En (petite) partie à cause d'El Niño.

Par Pierre-Yves Frei, in Montres Passion no 11, novembre 1998
([Texte revu et corrigé] par M.K.)


L'année [1998] devra compter une petite seconde supplémentaire, histoire de rattraper les crises de hoquet de notre planète.
A éduite en globe lumineux, la Terre est toujours d'une rondeur parfaite. Et on l'imagine, tournant sur elle-même avec une régularité étonnante, pour que s'écoule, imperturbable, le flot des jours et des nuits. Bref, une belle symphonie toute en perfection. Las! D'une part, notre Terre, loin d'être parfaitement ronde, ressemble plutôt à une poire, ventrue à l'équateur et légèrement aplatie aux pôles, plus au sud qu'au nord d'ailleurs. Quant à la régularité de sa rotation, elle est toute relative. Preuve en est que l'année [1998] devra compter, foi de savants, une petite seconde supplémentaire, histoire de rattraper les crises de hoquet de notre planète bleue.

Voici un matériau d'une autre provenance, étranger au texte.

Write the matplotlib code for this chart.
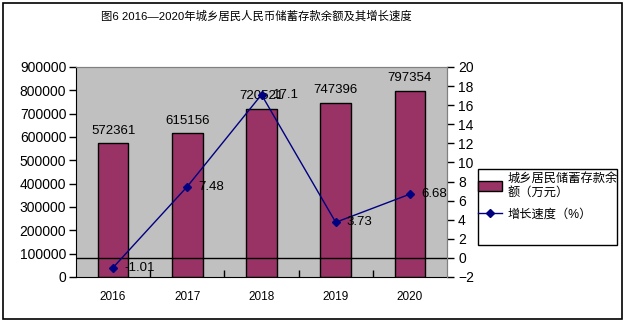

Une seconde. Une minuscule seconde. Passe encore une minute. Mais une seconde et sur un an de surcroît. Est-ce encore de la précision à ces échelles-là? Ou de la maniaquerie trempée dans un bain de science mégalomane? Disons plutôt que l'appétit vient en mangeant et que le dîner des métrologues d'aujourd'hui s'assaisonne au temps atomique. À ce compte-là, une seconde équivaut désormais à 9 192 631 770 oscillations d'un atome de césium 133.

Toujours plus bas

Descendre au milliardième de seconde, la performance n'est pas banale. À se demander s'il est possible d'aller plus bas encore: «Oui, nous le pouvons, affirme Giovanni Busca, directeur de l'Observatoire cantonal de Neuchâtel. Ici, nous fabriquons et utilisons des horloges un peu différentes, baptisées maser à hydrogène. Elles sont plus précises que celles au césium, mais elles tiennent moins la distance. Elles ne sont pas stables au-delà d'une heure ou deux.»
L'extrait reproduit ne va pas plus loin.